WRITTEN EXERCISE: Repeat the listing exactly as given, omitting every image.

——————————

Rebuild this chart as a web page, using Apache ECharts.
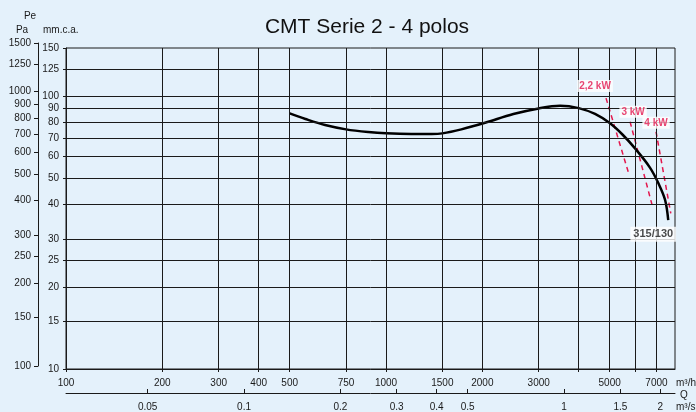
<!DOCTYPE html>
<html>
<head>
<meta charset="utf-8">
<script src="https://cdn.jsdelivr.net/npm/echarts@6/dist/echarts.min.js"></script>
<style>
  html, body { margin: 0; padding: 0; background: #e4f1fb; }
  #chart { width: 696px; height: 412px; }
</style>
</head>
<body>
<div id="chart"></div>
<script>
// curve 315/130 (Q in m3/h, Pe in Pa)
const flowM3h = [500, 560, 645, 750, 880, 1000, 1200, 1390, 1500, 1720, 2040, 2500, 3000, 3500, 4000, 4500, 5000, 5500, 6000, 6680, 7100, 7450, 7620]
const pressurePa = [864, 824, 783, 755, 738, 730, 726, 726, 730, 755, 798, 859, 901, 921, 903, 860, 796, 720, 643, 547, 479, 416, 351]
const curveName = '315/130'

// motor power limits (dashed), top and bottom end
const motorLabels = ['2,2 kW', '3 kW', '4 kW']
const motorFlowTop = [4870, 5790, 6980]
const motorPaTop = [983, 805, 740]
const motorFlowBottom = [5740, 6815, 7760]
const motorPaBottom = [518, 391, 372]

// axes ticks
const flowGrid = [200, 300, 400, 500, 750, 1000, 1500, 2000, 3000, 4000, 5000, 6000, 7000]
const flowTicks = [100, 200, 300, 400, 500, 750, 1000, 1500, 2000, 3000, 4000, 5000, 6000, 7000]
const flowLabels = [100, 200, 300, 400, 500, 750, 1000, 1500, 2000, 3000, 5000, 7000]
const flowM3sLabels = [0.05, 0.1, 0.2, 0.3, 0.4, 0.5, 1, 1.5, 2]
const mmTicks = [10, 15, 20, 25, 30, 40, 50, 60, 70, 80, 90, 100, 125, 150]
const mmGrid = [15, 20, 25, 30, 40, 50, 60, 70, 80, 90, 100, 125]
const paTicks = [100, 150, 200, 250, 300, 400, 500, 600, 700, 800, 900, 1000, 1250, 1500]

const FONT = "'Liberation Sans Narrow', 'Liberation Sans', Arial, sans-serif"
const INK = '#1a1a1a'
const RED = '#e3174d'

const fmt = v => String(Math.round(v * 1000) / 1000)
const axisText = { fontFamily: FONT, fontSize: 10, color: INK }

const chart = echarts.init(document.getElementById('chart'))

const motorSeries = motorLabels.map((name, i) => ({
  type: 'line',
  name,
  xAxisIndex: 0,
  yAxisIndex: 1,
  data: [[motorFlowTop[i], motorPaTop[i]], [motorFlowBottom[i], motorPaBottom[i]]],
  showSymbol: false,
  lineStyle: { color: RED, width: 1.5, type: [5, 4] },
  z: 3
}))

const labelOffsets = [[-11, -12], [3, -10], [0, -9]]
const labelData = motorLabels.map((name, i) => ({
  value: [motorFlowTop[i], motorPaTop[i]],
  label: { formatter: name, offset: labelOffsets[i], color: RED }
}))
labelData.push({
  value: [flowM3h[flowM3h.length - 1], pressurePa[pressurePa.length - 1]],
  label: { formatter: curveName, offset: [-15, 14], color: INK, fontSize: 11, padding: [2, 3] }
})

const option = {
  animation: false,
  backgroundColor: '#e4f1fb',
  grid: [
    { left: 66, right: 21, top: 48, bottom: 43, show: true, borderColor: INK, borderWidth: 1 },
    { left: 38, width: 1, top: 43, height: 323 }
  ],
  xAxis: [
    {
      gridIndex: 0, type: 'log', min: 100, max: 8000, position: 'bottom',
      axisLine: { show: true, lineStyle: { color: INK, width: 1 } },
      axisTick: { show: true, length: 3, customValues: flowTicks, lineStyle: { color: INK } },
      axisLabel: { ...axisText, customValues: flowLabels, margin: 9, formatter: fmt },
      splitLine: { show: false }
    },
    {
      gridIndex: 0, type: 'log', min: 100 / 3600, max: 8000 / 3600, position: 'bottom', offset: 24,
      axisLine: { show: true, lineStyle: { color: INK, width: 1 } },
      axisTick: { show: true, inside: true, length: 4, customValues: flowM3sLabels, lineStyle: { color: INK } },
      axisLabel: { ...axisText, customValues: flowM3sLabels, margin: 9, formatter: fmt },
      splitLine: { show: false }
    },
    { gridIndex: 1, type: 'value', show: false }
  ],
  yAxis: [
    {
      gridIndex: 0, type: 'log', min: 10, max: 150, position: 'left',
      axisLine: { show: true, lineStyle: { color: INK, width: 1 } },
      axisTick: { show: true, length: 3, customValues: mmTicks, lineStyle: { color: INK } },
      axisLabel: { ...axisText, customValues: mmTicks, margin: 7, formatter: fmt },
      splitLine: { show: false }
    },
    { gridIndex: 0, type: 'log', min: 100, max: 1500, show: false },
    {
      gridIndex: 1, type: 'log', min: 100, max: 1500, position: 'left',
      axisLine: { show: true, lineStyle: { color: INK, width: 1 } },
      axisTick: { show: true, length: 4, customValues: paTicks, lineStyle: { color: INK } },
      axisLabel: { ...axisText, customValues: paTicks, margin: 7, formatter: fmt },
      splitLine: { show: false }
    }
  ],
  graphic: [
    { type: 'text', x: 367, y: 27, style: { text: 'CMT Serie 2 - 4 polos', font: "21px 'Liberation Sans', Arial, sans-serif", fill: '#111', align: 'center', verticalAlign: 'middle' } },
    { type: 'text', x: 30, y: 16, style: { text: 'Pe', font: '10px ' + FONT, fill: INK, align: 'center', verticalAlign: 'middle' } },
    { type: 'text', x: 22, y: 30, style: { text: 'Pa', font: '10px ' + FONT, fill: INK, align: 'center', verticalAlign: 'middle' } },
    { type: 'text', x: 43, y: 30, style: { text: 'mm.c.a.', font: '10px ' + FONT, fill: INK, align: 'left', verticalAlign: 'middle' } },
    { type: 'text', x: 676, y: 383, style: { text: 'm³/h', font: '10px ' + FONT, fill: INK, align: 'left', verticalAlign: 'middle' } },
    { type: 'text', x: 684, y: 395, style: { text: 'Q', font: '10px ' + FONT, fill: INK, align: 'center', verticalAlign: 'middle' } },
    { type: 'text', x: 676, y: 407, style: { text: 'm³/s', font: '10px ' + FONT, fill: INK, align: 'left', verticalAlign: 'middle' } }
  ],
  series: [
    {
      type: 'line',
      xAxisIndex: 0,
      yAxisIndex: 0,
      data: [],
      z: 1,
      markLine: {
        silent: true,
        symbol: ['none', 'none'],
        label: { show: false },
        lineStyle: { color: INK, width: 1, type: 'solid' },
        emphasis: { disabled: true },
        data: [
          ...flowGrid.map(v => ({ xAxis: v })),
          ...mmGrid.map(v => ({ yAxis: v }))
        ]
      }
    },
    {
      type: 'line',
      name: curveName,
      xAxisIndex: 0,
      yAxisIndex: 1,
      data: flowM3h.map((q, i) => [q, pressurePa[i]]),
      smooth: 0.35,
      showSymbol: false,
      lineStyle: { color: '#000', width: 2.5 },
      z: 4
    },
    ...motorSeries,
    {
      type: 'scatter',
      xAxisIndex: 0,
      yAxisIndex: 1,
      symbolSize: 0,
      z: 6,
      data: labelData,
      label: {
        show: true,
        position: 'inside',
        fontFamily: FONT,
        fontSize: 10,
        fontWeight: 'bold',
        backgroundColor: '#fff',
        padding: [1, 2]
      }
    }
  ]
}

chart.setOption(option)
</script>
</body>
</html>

——————————

EXPECTED ANSWER:
Rebuild this chart as a web page, using Apache ECharts.
<!DOCTYPE html>
<html>
<head>
<meta charset="utf-8">
<script src="https://cdn.jsdelivr.net/npm/echarts@6/dist/echarts.min.js"></script>
<style>
  html, body { margin: 0; padding: 0; background: #e4f1fb; }
  #chart { width: 696px; height: 412px; }
</style>
</head>
<body>
<div id="chart"></div>
<script>
// curve 315/130 (Q in m3/h, Pe in Pa)
const flowM3h = [500, 560, 645, 750, 880, 1000, 1200, 1390, 1500, 1720, 2040, 2500, 3000, 3500, 4000, 4500, 5000, 5500, 6000, 6680, 7100, 7450, 7620]
const pressurePa = [864, 824, 783, 755, 738, 730, 726, 726, 730, 755, 798, 859, 901, 921, 903, 860, 796, 720, 643, 547, 479, 416, 351]
const curveName = '315/130'

// motor power limits (dashed), top and bottom end
const motorLabels = ['2,2 kW', '3 kW', '4 kW']
const motorFlowTop = [4870, 5790, 6980]
const motorPaTop = [983, 805, 740]
const motorFlowBottom = [5740, 6815, 7760]
const motorPaBottom = [518, 391, 372]

// axes ticks
const flowGrid = [200, 300, 400, 500, 750, 1000, 1500, 2000, 3000, 4000, 5000, 6000, 7000]
const flowTicks = [100, 200, 300, 400, 500, 750, 1000, 1500, 2000, 3000, 4000, 5000, 6000, 7000]
const flowLabels = [100, 200, 300, 400, 500, 750, 1000, 1500, 2000, 3000, 5000, 7000]
const flowM3sLabels = [0.05, 0.1, 0.2, 0.3, 0.4, 0.5, 1, 1.5, 2]
const mmTicks = [10, 15, 20, 25, 30, 40, 50, 60, 70, 80, 90, 100, 125, 150]
const mmGrid = [15, 20, 25, 30, 40, 50, 60, 70, 80, 90, 100, 125]
const paTicks = [100, 150, 200, 250, 300, 400, 500, 600, 700, 800, 900, 1000, 1250, 1500]

const FONT = "'Liberation Sans Narrow', 'Liberation Sans', Arial, sans-serif"
const INK = '#1a1a1a'
const RED = '#e3174d'

const fmt = v => String(Math.round(v * 1000) / 1000)
const axisText = { fontFamily: FONT, fontSize: 10, color: INK }

const chart = echarts.init(document.getElementById('chart'))

const motorSeries = motorLabels.map((name, i) => ({
  type: 'line',
  name,
  xAxisIndex: 0,
  yAxisIndex: 1,
  data: [[motorFlowTop[i], motorPaTop[i]], [motorFlowBottom[i], motorPaBottom[i]]],
  showSymbol: false,
  lineStyle: { color: RED, width: 1.5, type: [5, 4] },
  z: 3
}))

const labelOffsets = [[-11, -12], [3, -10], [0, -9]]
const labelData = motorLabels.map((name, i) => ({
  value: [motorFlowTop[i], motorPaTop[i]],
  label: { formatter: name, offset: labelOffsets[i], color: RED }
}))
labelData.push({
  value: [flowM3h[flowM3h.length - 1], pressurePa[pressurePa.length - 1]],
  label: { formatter: curveName, offset: [-15, 14], color: INK, fontSize: 11, padding: [2, 3] }
})

const option = {
  animation: false,
  backgroundColor: '#e4f1fb',
  grid: [
    { left: 66, right: 21, top: 48, bottom: 43, show: true, borderColor: INK, borderWidth: 1 },
    { left: 38, width: 1, top: 43, height: 323 }
  ],
  xAxis: [
    {
      gridIndex: 0, type: 'log', min: 100, max: 8000, position: 'bottom',
      axisLine: { show: true, lineStyle: { color: INK, width: 1 } },
      axisTick: { show: true, length: 3, customValues: flowTicks, lineStyle: { color: INK } },
      axisLabel: { ...axisText, customValues: flowLabels, margin: 9, formatter: fmt },
      splitLine: { show: false }
    },
    {
      gridIndex: 0, type: 'log', min: 100 / 3600, max: 8000 / 3600, position: 'bottom', offset: 24,
      axisLine: { show: true, lineStyle: { color: INK, width: 1 } },
      axisTick: { show: true, inside: true, length: 4, customValues: flowM3sLabels, lineStyle: { color: INK } },
      axisLabel: { ...axisText, customValues: flowM3sLabels, margin: 9, formatter: fmt },
      splitLine: { show: false }
    },
    { gridIndex: 1, type: 'value', show: false }
  ],
  yAxis: [
    {
      gridIndex: 0, type: 'log', min: 10, max: 150, position: 'left',
      axisLine: { show: true, lineStyle: { color: INK, width: 1 } },
      axisTick: { show: true, length: 3, customValues: mmTicks, lineStyle: { color: INK } },
      axisLabel: { ...axisText, customValues: mmTicks, margin: 7, formatter: fmt },
      splitLine: { show: false }
    },
    { gridIndex: 0, type: 'log', min: 100, max: 1500, show: false },
    {
      gridIndex: 1, type: 'log', min: 100, max: 1500, position: 'left',
      axisLine: { show: true, lineStyle: { color: INK, width: 1 } },
      axisTick: { show: true, length: 4, customValues: paTicks, lineStyle: { color: INK } },
      axisLabel: { ...axisText, customValues: paTicks, margin: 7, formatter: fmt },
      splitLine: { show: false }
    }
  ],
  graphic: [
    { type: 'text', x: 367, y: 27, style: { text: 'CMT Serie 2 - 4 polos', font: "21px 'Liberation Sans', Arial, sans-serif", fill: '#111', align: 'center', verticalAlign: 'middle' } },
    { type: 'text', x: 30, y: 16, style: { text: 'Pe', font: '10px ' + FONT, fill: INK, align: 'center', verticalAlign: 'middle' } },
    { type: 'text', x: 22, y: 30, style: { text: 'Pa', font: '10px ' + FONT, fill: INK, align: 'center', verticalAlign: 'middle' } },
    { type: 'text', x: 43, y: 30, style: { text: 'mm.c.a.', font: '10px ' + FONT, fill: INK, align: 'left', verticalAlign: 'middle' } },
    { type: 'text', x: 676, y: 383, style: { text: 'm³/h', font: '10px ' + FONT, fill: INK, align: 'left', verticalAlign: 'middle' } },
    { type: 'text', x: 684, y: 395, style: { text: 'Q', font: '10px ' + FONT, fill: INK, align: 'center', verticalAlign: 'middle' } },
    { type: 'text', x: 676, y: 407, style: { text: 'm³/s', font: '10px ' + FONT, fill: INK, align: 'left', verticalAlign: 'middle' } }
  ],
  series: [
    {
      type: 'line',
      xAxisIndex: 0,
      yAxisIndex: 0,
      data: [],
      z: 1,
      markLine: {
        silent: true,
        symbol: ['none', 'none'],
        label: { show: false },
        lineStyle: { color: INK, width: 1, type: 'solid' },
        emphasis: { disabled: true },
        data: [
          ...flowGrid.map(v => ({ xAxis: v })),
          ...mmGrid.map(v => ({ yAxis: v }))
        ]
      }
    },
    {
      type: 'line',
      name: curveName,
      xAxisIndex: 0,
      yAxisIndex: 1,
      data: flowM3h.map((q, i) => [q, pressurePa[i]]),
      smooth: 0.35,
      showSymbol: false,
      lineStyle: { color: '#000', width: 2.5 },
      z: 4
    },
    ...motorSeries,
    {
      type: 'scatter',
      xAxisIndex: 0,
      yAxisIndex: 1,
      symbolSize: 0,
      z: 6,
      data: labelData,
      label: {
        show: true,
        position: 'inside',
        fontFamily: FONT,
        fontSize: 10,
        fontWeight: 'bold',
        backgroundColor: '#fff',
        padding: [1, 2]
      }
    }
  ]
}

chart.setOption(option)
</script>
</body>
</html>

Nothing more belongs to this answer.